> [Data lines]:
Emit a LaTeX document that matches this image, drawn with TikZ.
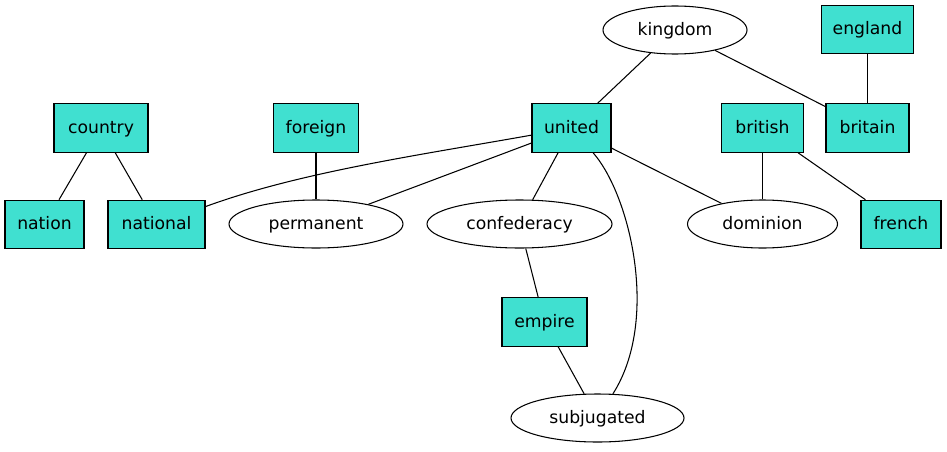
\documentclass[tikz,border=0pt]{standalone}
\usepackage{fontspec}
\setmainfont{DejaVu Sans}
\usepackage{tikz}
\usetikzlibrary{shapes.geometric}
\definecolor{turq}{HTML}{40E0D0}

\begin{document}
\begin{tikzpicture}[
        x=0.2mm, y=-0.2mm,
        term/.style={
            draw=black,
            fill=turq,
            rectangle,
            line width=0.6pt,
            minimum height=9.7mm,
            inner sep=0pt,
            text height=0.75em,
            text depth=0.18em,
            font=\fontsize{9.8pt}{11pt}\selectfont
          },
        word/.style={
            draw=black,
            fill=white,
            ellipse,
            line width=0.6pt,
            minimum height=9.6mm,
            inner sep=0pt,
            text height=0.75em,
            text depth=0.18em,
            font=\fontsize{9.8pt}{11pt}\selectfont
          },
        edge/.style={black, line width=0.6pt}
      ]
      \useasboundingbox (0,0) rectangle (947,451);

      \node[word, minimum width=28.8mm] (kingdom) at (675,30) {kingdom};
      \node[term, minimum width=18.4mm] (england) at (867.5,29.5) {england};

      \node[term, minimum width=18.8mm] (country) at (101,128) {country};
      \node[term, minimum width=17.0mm] (foreign) at (316,128) {foreign};
      \node[term, minimum width=15.8mm] (united) at (571.5,128) {united};
      \node[term, minimum width=16.4mm] (british) at (762.5,128) {british};
      \node[term, minimum width=16.6mm] (britain) at (867.5,128) {britain};

      \node[term, minimum width=15.8mm] (nation) at (44.5,224.5) {nation};
      \node[term, minimum width=19.4mm] (national) at (156.5,224.5) {national};
      \node[word, minimum width=34.8mm] (permanent) at (316,224) {permanent};
      \node[word, minimum width=37.0mm] (confederacy) at (519.5,224) {confederacy};
      \node[word, minimum width=30.0mm] (dominion) at (762.5,224) {dominion};
      \node[term, minimum width=16.0mm] (french) at (901,224.5) {french};

      \node[term, minimum width=17.0mm] (empire) at (544.5,322) {empire};
      \node[word, minimum width=34.6mm] (subjugated) at (597.5,418) {subjugated};

      \draw[edge] (kingdom) -- (united);
      \draw[edge] (kingdom) -- (britain);
      \draw[edge] (england) -- (britain);
      \draw[edge] (country) -- (nation);
      \draw[edge] (country) -- (national);
      \draw[edge] (foreign) -- (permanent);
      \draw[edge] (united) .. controls (420,155) and (300,172) .. (national);
      \draw[edge] (united) -- (permanent);
      \draw[edge] (united) -- (confederacy);
      \draw[edge] (united) -- (dominion);
      \draw[edge] (united) .. controls (630,195) and (660,320) .. (subjugated);
      \draw[edge] (british) -- (dominion);
      \draw[edge] (british) -- (french);
      \draw[edge] (confederacy) -- (empire);
      \draw[edge] (empire) -- (subjugated);
    \end{tikzpicture}
\end{document}
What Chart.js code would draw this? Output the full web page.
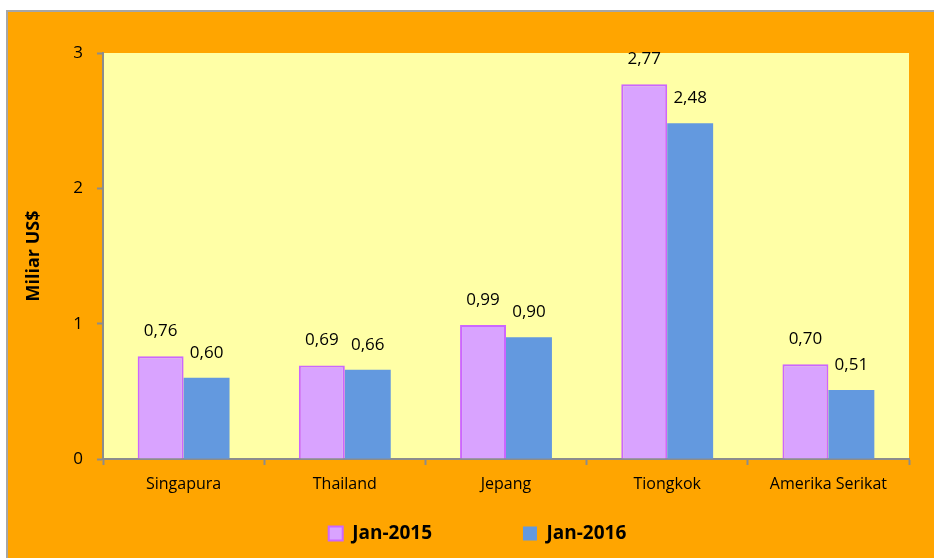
<!DOCTYPE html>
<html>
<head>
<meta charset="utf-8">
<script src="https://cdn.jsdelivr.net/npm/chart.js@4"></script>
<style>
    html, body { margin: 0; padding: 0; background: #ffffff; }
    #frame {
        position: absolute;
        left: 6px; top: 10px;
        width: 926px; height: 546px;
        border-left: 2px solid #a6a6a6;
        border-top: 2px solid #a6a6a6;
        background: #ffa500;
    }
    canvas { display: block; }
</style>
</head>
<body>
<div id="frame"><canvas id="chart" width="926" height="546"></canvas></div>
<script>
// data
const countries = ['Singapura', 'Thailand', 'Jepang', 'Tiongkok', 'Amerika Serikat'];
const jan2015 = [0.76, 0.69, 0.99, 2.77, 0.70];
const jan2016 = [0.60, 0.66, 0.90, 2.48, 0.51];
const seriesNames = ['Jan-2015', 'Jan-2016'];
const yTicks = [0, 1, 2, 3];

const FONT = '"Open Sans", sans-serif';

/**
 * Fills the plot area with the light yellow background.
 */
const plotBackground = {
    id: 'plotBackground',
    beforeDraw(chart) {
        const { ctx, chartArea } = chart;
        ctx.save();
        ctx.fillStyle = '#ffffa6';
        ctx.fillRect(chartArea.left, chartArea.top, chartArea.right - chartArea.left, chartArea.bottom - chartArea.top);
        ctx.restore();
    }
};

/**
 * Writes each bar's value above it, with a decimal comma.
 */
const valueLabels = {
    id: 'valueLabels',
    afterDatasetsDraw(chart) {
        const ctx = chart.ctx;
        ctx.save();
        ctx.font = '17px ' + FONT;
        ctx.fillStyle = '#000000';
        ctx.textAlign = 'center';
        ctx.textBaseline = 'middle';
        chart.data.datasets.forEach((ds, i) => {
            chart.getDatasetMeta(i).data.forEach((bar, j) => {
                const text = ds.data[j].toFixed(2).replace('.', ',');
                ctx.fillText(text, bar.x, bar.y - 25);
            });
        });
        ctx.restore();
    }
};

const ctx = document.getElementById('chart').getContext('2d');
new Chart(ctx, {
    type: 'bar',
    data: {
        labels: countries,
        datasets: [{
            // trailing spaces widen the gap between the two legend entries
            label: seriesNames[0] + '\u2003\u2003\u2003\u2003 ',
            data: jan2015,
            backgroundColor: '#d9a3ff',
            borderColor: '#cc66ff',
            borderWidth: 2
        }, {
            label: seriesNames[1] + '\u2003\u2003\u2003',
            data: jan2016,
            backgroundColor: '#6399df',
            borderWidth: 0
        }]
    },
    options: {
        responsive: false,
        animation: false,
        datasets: {
            bar: { categoryPercentage: 0.57, barPercentage: 1 }
        },
        layout: {
            padding: { left: 0, top: 41, right: 25, bottom: 5 }
        },
        scales: {
            x: {
                grid: {
                    offset: true,
                    drawOnChartArea: false,
                    drawTicks: true,
                    tickLength: 6,
                    tickWidth: 2,
                    color: '#8c8c8c'
                },
                border: { color: '#8c8c8c', width: 2 },
                ticks: {
                    color: '#000000',
                    font: { family: FONT, size: 16 },
                    padding: 10,
                    maxRotation: 0
                },
                afterFit(scale) { scale.height = 55; }
            },
            y: {
                min: 0,
                max: 3,
                afterBuildTicks(scale) {
                    scale.ticks = yTicks.map(v => ({ value: v }));
                },
                grid: {
                    drawOnChartArea: false,
                    drawTicks: true,
                    tickLength: 6,
                    tickWidth: 2,
                    color: '#8c8c8c'
                },
                border: { color: '#8c8c8c', width: 2 },
                ticks: {
                    color: '#000000',
                    font: { family: FONT, size: 17 },
                    padding: 14
                },
                title: {
                    display: true,
                    text: 'Miliar US$',
                    color: '#000000',
                    font: { family: FONT, size: 18, weight: 'bold' },
                    padding: { top: 15, bottom: 0 }
                },
                afterFit(scale) { scale.width = 95; }
            }
        },
        plugins: {
            legend: {
                position: 'bottom',
                fullSize: false,
                labels: {
                    color: '#000000',
                    font: { family: FONT, size: 19, weight: 'bold' },
                    boxWidth: 14,
                    boxHeight: 14,
                    padding: 10
                }
            },
            tooltip: { enabled: false }
        }
    },
    plugins: [plotBackground, valueLabels]
});
</script>
</body>
</html>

> [Problem to work on]:
Go through the entries above and print each one exactly, minus the pictures.

> [Worked answer]:
Emit a LaTeX document that matches this image, drawn with TikZ.
\documentclass[tikz,border=0pt]{standalone}
\usepackage{fontspec}
\setmainfont{DejaVu Sans}
\usepackage{tikz}
\usetikzlibrary{shapes.geometric}
\definecolor{turq}{HTML}{40E0D0}

\begin{document}
\begin{tikzpicture}[
        x=0.2mm, y=-0.2mm,
        term/.style={
            draw=black,
            fill=turq,
            rectangle,
            line width=0.6pt,
            minimum height=9.7mm,
            inner sep=0pt,
            text height=0.75em,
            text depth=0.18em,
            font=\fontsize{9.8pt}{11pt}\selectfont
          },
        word/.style={
            draw=black,
            fill=white,
            ellipse,
            line width=0.6pt,
            minimum height=9.6mm,
            inner sep=0pt,
            text height=0.75em,
            text depth=0.18em,
            font=\fontsize{9.8pt}{11pt}\selectfont
          },
        edge/.style={black, line width=0.6pt}
      ]
      \useasboundingbox (0,0) rectangle (947,451);

      \node[word, minimum width=28.8mm] (kingdom) at (675,30) {kingdom};
      \node[term, minimum width=18.4mm] (england) at (867.5,29.5) {england};

      \node[term, minimum width=18.8mm] (country) at (101,128) {country};
      \node[term, minimum width=17.0mm] (foreign) at (316,128) {foreign};
      \node[term, minimum width=15.8mm] (united) at (571.5,128) {united};
      \node[term, minimum width=16.4mm] (british) at (762.5,128) {british};
      \node[term, minimum width=16.6mm] (britain) at (867.5,128) {britain};

      \node[term, minimum width=15.8mm] (nation) at (44.5,224.5) {nation};
      \node[term, minimum width=19.4mm] (national) at (156.5,224.5) {national};
      \node[word, minimum width=34.8mm] (permanent) at (316,224) {permanent};
      \node[word, minimum width=37.0mm] (confederacy) at (519.5,224) {confederacy};
      \node[word, minimum width=30.0mm] (dominion) at (762.5,224) {dominion};
      \node[term, minimum width=16.0mm] (french) at (901,224.5) {french};

      \node[term, minimum width=17.0mm] (empire) at (544.5,322) {empire};
      \node[word, minimum width=34.6mm] (subjugated) at (597.5,418) {subjugated};

      \draw[edge] (kingdom) -- (united);
      \draw[edge] (kingdom) -- (britain);
      \draw[edge] (england) -- (britain);
      \draw[edge] (country) -- (nation);
      \draw[edge] (country) -- (national);
      \draw[edge] (foreign) -- (permanent);
      \draw[edge] (united) .. controls (420,155) and (300,172) .. (national);
      \draw[edge] (united) -- (permanent);
      \draw[edge] (united) -- (confederacy);
      \draw[edge] (united) -- (dominion);
      \draw[edge] (united) .. controls (630,195) and (660,320) .. (subjugated);
      \draw[edge] (british) -- (dominion);
      \draw[edge] (british) -- (french);
      \draw[edge] (confederacy) -- (empire);
      \draw[edge] (empire) -- (subjugated);
    \end{tikzpicture}
\end{document}
What Chart.js code would draw this? Output the full web page.
<!DOCTYPE html>
<html>
<head>
<meta charset="utf-8">
<script src="https://cdn.jsdelivr.net/npm/chart.js@4"></script>
<style>
    html, body { margin: 0; padding: 0; background: #ffffff; }
    #frame {
        position: absolute;
        left: 6px; top: 10px;
        width: 926px; height: 546px;
        border-left: 2px solid #a6a6a6;
        border-top: 2px solid #a6a6a6;
        background: #ffa500;
    }
    canvas { display: block; }
</style>
</head>
<body>
<div id="frame"><canvas id="chart" width="926" height="546"></canvas></div>
<script>
// data
const countries = ['Singapura', 'Thailand', 'Jepang', 'Tiongkok', 'Amerika Serikat'];
const jan2015 = [0.76, 0.69, 0.99, 2.77, 0.70];
const jan2016 = [0.60, 0.66, 0.90, 2.48, 0.51];
const seriesNames = ['Jan-2015', 'Jan-2016'];
const yTicks = [0, 1, 2, 3];

const FONT = '"Open Sans", sans-serif';

/**
 * Fills the plot area with the light yellow background.
 */
const plotBackground = {
    id: 'plotBackground',
    beforeDraw(chart) {
        const { ctx, chartArea } = chart;
        ctx.save();
        ctx.fillStyle = '#ffffa6';
        ctx.fillRect(chartArea.left, chartArea.top, chartArea.right - chartArea.left, chartArea.bottom - chartArea.top);
        ctx.restore();
    }
};

/**
 * Writes each bar's value above it, with a decimal comma.
 */
const valueLabels = {
    id: 'valueLabels',
    afterDatasetsDraw(chart) {
        const ctx = chart.ctx;
        ctx.save();
        ctx.font = '17px ' + FONT;
        ctx.fillStyle = '#000000';
        ctx.textAlign = 'center';
        ctx.textBaseline = 'middle';
        chart.data.datasets.forEach((ds, i) => {
            chart.getDatasetMeta(i).data.forEach((bar, j) => {
                const text = ds.data[j].toFixed(2).replace('.', ',');
                ctx.fillText(text, bar.x, bar.y - 25);
            });
        });
        ctx.restore();
    }
};

const ctx = document.getElementById('chart').getContext('2d');
new Chart(ctx, {
    type: 'bar',
    data: {
        labels: countries,
        datasets: [{
            // trailing spaces widen the gap between the two legend entries
            label: seriesNames[0] + '\u2003\u2003\u2003\u2003 ',
            data: jan2015,
            backgroundColor: '#d9a3ff',
            borderColor: '#cc66ff',
            borderWidth: 2
        }, {
            label: seriesNames[1] + '\u2003\u2003\u2003',
            data: jan2016,
            backgroundColor: '#6399df',
            borderWidth: 0
        }]
    },
    options: {
        responsive: false,
        animation: false,
        datasets: {
            bar: { categoryPercentage: 0.57, barPercentage: 1 }
        },
        layout: {
            padding: { left: 0, top: 41, right: 25, bottom: 5 }
        },
        scales: {
            x: {
                grid: {
                    offset: true,
                    drawOnChartArea: false,
                    drawTicks: true,
                    tickLength: 6,
                    tickWidth: 2,
                    color: '#8c8c8c'
                },
                border: { color: '#8c8c8c', width: 2 },
                ticks: {
                    color: '#000000',
                    font: { family: FONT, size: 16 },
                    padding: 10,
                    maxRotation: 0
                },
                afterFit(scale) { scale.height = 55; }
            },
            y: {
                min: 0,
                max: 3,
                afterBuildTicks(scale) {
                    scale.ticks = yTicks.map(v => ({ value: v }));
                },
                grid: {
                    drawOnChartArea: false,
                    drawTicks: true,
                    tickLength: 6,
                    tickWidth: 2,
                    color: '#8c8c8c'
                },
                border: { color: '#8c8c8c', width: 2 },
                ticks: {
                    color: '#000000',
                    font: { family: FONT, size: 17 },
                    padding: 14
                },
                title: {
                    display: true,
                    text: 'Miliar US$',
                    color: '#000000',
                    font: { family: FONT, size: 18, weight: 'bold' },
                    padding: { top: 15, bottom: 0 }
                },
                afterFit(scale) { scale.width = 95; }
            }
        },
        plugins: {
            legend: {
                position: 'bottom',
                fullSize: false,
                labels: {
                    color: '#000000',
                    font: { family: FONT, size: 19, weight: 'bold' },
                    boxWidth: 14,
                    boxHeight: 14,
                    padding: 10
                }
            },
            tooltip: { enabled: false }
        }
    },
    plugins: [plotBackground, valueLabels]
});
</script>
</body>
</html>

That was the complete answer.